Swedish-Armenian filmmaker Suzanne Khardalian says she heard her grandmother's story from her mother.
"At the age of 12, my grandmother was raped on a ship by a Turk who then kept her in slavery. We did not have any idea where my grandfather had been those 6-7 years. She was also forcibly marked, -tattooed - as a property, the same way you mark cattle. Grandma Khanoum's fate was not an aberration. On the contrary, tens of thousands of Armenian children and teenagers were raped and abducted, kept in slavery. To make your film reach the audience you had better concentrate on one person, rather than on thousands. I was guided by the principle when shooting the film," tells Khardalian.

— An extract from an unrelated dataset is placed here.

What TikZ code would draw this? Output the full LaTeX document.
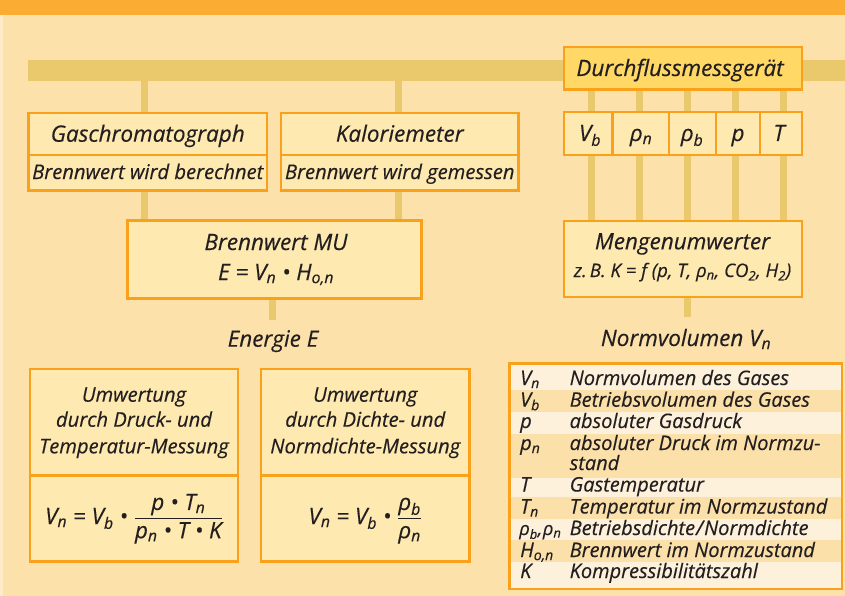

The director says after the film was shown in Turkey, she received many complaints from Azerbaijan.
"Political and public circles in Azerbaijan demanded to cancel the screening. To the last moment, the festival administration insisted that they did not seek to politicize the issue. But the film was shown and was of great demand," says Khardalian.

The screening was co-financed by Al Jazeera, English language news TV channel, which has the exclusive right to broadcast the film.

A survivor of the Armenian Genocide Maria Vardanyan, the leading character of the film, passed away two days ago at the age of 105.